◆ Given instruction
Exactly retype the opening line of the entries and every line after it, ending with the line that contains "import plotly.graph_objects as go". Skip all pictures.

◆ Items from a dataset
===

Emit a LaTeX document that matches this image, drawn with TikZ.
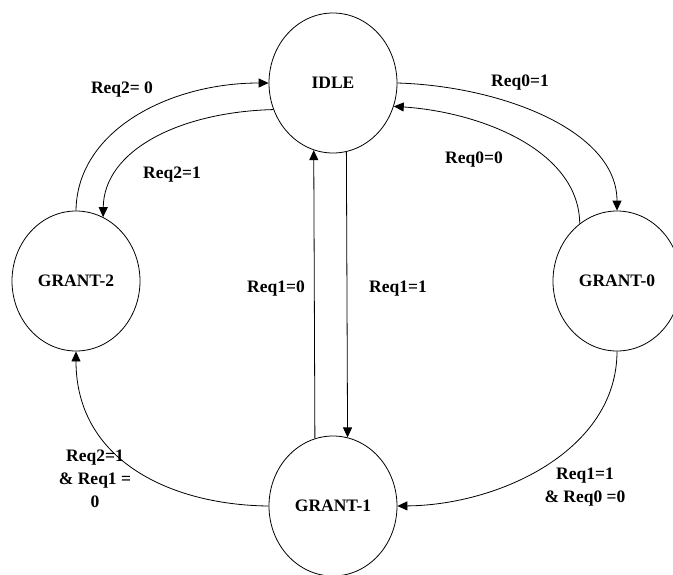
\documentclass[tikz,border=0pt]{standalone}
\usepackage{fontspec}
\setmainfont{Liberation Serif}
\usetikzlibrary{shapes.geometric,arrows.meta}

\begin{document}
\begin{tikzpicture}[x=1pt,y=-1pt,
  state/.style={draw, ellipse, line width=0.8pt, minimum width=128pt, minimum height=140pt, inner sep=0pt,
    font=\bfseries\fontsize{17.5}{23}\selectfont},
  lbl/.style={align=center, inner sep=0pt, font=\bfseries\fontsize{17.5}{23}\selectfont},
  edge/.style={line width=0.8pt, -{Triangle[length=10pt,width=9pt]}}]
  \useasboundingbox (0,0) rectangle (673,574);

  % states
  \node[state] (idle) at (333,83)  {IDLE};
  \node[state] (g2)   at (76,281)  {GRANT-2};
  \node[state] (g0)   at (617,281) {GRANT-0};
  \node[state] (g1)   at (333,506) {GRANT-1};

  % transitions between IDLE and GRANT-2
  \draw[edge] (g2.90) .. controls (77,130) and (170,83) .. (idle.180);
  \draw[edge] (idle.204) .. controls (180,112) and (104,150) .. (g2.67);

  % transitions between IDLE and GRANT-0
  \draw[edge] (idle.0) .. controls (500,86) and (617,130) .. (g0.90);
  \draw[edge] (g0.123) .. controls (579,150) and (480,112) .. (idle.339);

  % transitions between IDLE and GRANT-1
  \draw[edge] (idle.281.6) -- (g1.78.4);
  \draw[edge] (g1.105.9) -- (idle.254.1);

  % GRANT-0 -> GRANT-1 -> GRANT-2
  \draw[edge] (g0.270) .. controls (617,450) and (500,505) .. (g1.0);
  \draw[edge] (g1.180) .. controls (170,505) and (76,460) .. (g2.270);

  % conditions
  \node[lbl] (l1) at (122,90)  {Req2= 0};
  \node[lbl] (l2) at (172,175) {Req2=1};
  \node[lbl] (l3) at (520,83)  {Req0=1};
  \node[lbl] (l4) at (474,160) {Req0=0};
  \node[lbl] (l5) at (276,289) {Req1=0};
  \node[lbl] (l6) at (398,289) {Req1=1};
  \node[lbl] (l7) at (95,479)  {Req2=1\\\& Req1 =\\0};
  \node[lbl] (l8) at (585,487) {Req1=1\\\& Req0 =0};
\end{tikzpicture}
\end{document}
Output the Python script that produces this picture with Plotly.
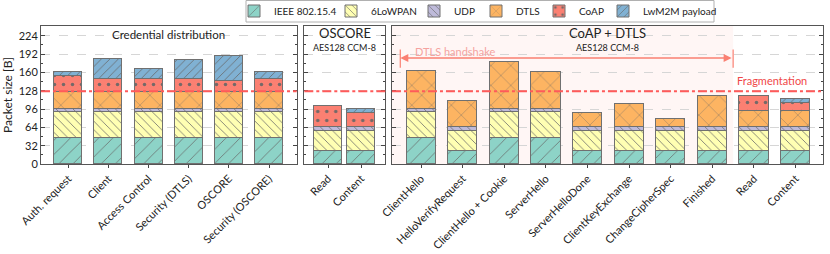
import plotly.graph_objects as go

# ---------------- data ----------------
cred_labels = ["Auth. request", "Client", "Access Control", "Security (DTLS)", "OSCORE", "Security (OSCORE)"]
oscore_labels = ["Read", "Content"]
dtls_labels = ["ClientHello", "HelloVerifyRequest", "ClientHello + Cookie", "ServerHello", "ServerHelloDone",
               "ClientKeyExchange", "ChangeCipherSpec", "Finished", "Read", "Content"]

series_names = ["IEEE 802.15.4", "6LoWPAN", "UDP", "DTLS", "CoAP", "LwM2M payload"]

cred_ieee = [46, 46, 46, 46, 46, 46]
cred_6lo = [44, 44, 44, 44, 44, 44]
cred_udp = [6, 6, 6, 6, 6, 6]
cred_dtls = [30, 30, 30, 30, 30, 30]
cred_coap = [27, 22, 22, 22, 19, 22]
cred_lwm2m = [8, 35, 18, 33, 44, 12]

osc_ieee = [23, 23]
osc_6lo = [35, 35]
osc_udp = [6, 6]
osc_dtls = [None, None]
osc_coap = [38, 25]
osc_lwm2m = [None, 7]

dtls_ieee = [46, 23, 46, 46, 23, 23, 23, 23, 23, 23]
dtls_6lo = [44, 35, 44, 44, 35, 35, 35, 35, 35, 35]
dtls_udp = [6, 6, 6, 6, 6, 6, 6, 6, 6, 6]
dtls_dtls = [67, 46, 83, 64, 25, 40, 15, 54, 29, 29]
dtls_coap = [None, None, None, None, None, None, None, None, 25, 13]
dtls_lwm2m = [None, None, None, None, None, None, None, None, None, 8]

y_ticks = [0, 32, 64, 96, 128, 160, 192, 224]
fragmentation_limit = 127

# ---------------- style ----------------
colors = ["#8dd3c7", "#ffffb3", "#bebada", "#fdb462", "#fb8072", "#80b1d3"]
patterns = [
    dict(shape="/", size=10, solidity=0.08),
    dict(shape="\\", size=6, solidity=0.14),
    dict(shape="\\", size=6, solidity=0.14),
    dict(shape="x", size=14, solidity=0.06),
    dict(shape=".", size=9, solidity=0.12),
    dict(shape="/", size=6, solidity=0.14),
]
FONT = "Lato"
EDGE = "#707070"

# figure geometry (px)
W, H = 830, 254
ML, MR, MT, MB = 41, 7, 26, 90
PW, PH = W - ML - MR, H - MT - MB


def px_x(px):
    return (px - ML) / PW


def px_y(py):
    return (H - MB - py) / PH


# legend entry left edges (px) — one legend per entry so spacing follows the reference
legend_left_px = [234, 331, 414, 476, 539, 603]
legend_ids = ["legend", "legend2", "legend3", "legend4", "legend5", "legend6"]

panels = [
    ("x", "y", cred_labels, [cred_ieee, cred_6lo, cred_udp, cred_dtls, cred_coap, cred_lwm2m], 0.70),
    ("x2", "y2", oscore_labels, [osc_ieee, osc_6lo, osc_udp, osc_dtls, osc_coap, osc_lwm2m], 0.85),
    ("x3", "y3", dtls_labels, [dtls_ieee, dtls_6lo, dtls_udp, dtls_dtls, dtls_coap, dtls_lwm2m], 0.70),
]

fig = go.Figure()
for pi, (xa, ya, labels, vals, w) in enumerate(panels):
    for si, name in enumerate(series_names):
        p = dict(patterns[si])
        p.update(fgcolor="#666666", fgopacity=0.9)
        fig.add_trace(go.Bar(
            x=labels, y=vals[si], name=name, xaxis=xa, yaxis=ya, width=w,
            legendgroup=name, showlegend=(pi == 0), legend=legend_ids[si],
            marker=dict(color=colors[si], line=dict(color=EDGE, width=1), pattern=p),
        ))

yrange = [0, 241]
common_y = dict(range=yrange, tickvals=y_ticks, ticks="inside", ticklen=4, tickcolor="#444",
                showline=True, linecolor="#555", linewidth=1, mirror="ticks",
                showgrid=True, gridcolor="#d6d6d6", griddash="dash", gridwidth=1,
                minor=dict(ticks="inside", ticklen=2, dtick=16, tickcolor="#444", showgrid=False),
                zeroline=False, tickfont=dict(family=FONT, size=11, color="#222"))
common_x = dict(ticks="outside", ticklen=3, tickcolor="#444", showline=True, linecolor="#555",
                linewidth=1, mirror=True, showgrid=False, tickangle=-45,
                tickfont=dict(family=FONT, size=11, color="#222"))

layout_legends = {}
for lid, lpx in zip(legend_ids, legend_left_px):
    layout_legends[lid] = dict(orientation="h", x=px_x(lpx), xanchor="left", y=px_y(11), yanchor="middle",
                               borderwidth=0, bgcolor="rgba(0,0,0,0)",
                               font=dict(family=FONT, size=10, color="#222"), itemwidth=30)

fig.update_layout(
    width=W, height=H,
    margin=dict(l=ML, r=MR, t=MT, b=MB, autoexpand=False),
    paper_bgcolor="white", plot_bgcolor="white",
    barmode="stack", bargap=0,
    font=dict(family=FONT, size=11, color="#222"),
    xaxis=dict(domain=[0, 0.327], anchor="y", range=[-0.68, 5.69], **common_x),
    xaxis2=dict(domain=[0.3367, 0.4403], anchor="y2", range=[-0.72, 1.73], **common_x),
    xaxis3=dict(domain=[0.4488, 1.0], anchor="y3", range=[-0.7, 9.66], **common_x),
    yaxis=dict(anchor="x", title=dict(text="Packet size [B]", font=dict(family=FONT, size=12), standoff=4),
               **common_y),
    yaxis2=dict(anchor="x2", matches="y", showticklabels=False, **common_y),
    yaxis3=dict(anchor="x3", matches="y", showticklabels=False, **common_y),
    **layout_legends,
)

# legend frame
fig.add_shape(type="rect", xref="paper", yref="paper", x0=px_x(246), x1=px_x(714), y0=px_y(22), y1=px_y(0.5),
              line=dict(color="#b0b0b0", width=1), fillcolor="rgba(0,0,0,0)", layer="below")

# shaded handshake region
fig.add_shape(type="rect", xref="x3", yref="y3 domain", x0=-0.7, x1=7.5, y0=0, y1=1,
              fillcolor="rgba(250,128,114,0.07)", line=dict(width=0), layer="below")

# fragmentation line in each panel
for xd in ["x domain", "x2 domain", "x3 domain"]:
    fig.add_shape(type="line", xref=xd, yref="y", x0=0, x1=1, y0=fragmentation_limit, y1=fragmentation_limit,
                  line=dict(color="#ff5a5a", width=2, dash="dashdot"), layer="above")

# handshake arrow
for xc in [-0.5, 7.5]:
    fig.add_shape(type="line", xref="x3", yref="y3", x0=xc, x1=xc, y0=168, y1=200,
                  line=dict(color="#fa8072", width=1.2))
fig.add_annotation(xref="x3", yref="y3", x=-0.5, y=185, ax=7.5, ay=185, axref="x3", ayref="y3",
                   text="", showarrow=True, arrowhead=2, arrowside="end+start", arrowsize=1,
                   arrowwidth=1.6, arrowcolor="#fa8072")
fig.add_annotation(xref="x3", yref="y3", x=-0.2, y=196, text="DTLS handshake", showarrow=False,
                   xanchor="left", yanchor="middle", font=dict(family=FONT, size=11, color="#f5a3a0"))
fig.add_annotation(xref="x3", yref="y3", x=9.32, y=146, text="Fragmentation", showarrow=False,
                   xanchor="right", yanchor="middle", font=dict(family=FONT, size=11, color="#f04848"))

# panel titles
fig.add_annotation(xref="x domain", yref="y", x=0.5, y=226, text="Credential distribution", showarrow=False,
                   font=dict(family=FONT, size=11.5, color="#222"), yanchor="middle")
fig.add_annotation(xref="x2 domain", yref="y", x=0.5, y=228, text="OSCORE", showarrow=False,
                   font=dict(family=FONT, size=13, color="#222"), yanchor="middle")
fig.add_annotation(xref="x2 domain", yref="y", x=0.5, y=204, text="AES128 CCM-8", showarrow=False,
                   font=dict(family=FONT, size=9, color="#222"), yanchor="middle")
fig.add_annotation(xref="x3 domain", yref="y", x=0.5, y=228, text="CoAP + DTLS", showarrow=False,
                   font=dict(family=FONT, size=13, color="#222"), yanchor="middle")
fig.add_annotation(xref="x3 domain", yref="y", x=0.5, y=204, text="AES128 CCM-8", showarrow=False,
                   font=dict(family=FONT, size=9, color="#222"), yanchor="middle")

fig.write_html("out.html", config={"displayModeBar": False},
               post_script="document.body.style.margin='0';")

===

◆ Exercise answer
Emit a LaTeX document that matches this image, drawn with TikZ.
\documentclass[tikz,border=0pt]{standalone}
\usepackage{fontspec}
\setmainfont{Liberation Serif}
\usetikzlibrary{shapes.geometric,arrows.meta}

\begin{document}
\begin{tikzpicture}[x=1pt,y=-1pt,
  state/.style={draw, ellipse, line width=0.8pt, minimum width=128pt, minimum height=140pt, inner sep=0pt,
    font=\bfseries\fontsize{17.5}{23}\selectfont},
  lbl/.style={align=center, inner sep=0pt, font=\bfseries\fontsize{17.5}{23}\selectfont},
  edge/.style={line width=0.8pt, -{Triangle[length=10pt,width=9pt]}}]
  \useasboundingbox (0,0) rectangle (673,574);

  % states
  \node[state] (idle) at (333,83)  {IDLE};
  \node[state] (g2)   at (76,281)  {GRANT-2};
  \node[state] (g0)   at (617,281) {GRANT-0};
  \node[state] (g1)   at (333,506) {GRANT-1};

  % transitions between IDLE and GRANT-2
  \draw[edge] (g2.90) .. controls (77,130) and (170,83) .. (idle.180);
  \draw[edge] (idle.204) .. controls (180,112) and (104,150) .. (g2.67);

  % transitions between IDLE and GRANT-0
  \draw[edge] (idle.0) .. controls (500,86) and (617,130) .. (g0.90);
  \draw[edge] (g0.123) .. controls (579,150) and (480,112) .. (idle.339);

  % transitions between IDLE and GRANT-1
  \draw[edge] (idle.281.6) -- (g1.78.4);
  \draw[edge] (g1.105.9) -- (idle.254.1);

  % GRANT-0 -> GRANT-1 -> GRANT-2
  \draw[edge] (g0.270) .. controls (617,450) and (500,505) .. (g1.0);
  \draw[edge] (g1.180) .. controls (170,505) and (76,460) .. (g2.270);

  % conditions
  \node[lbl] (l1) at (122,90)  {Req2= 0};
  \node[lbl] (l2) at (172,175) {Req2=1};
  \node[lbl] (l3) at (520,83)  {Req0=1};
  \node[lbl] (l4) at (474,160) {Req0=0};
  \node[lbl] (l5) at (276,289) {Req1=0};
  \node[lbl] (l6) at (398,289) {Req1=1};
  \node[lbl] (l7) at (95,479)  {Req2=1\\\& Req1 =\\0};
  \node[lbl] (l8) at (585,487) {Req1=1\\\& Req0 =0};
\end{tikzpicture}
\end{document}
Output the Python script that produces this picture with Plotly.
import plotly.graph_objects as go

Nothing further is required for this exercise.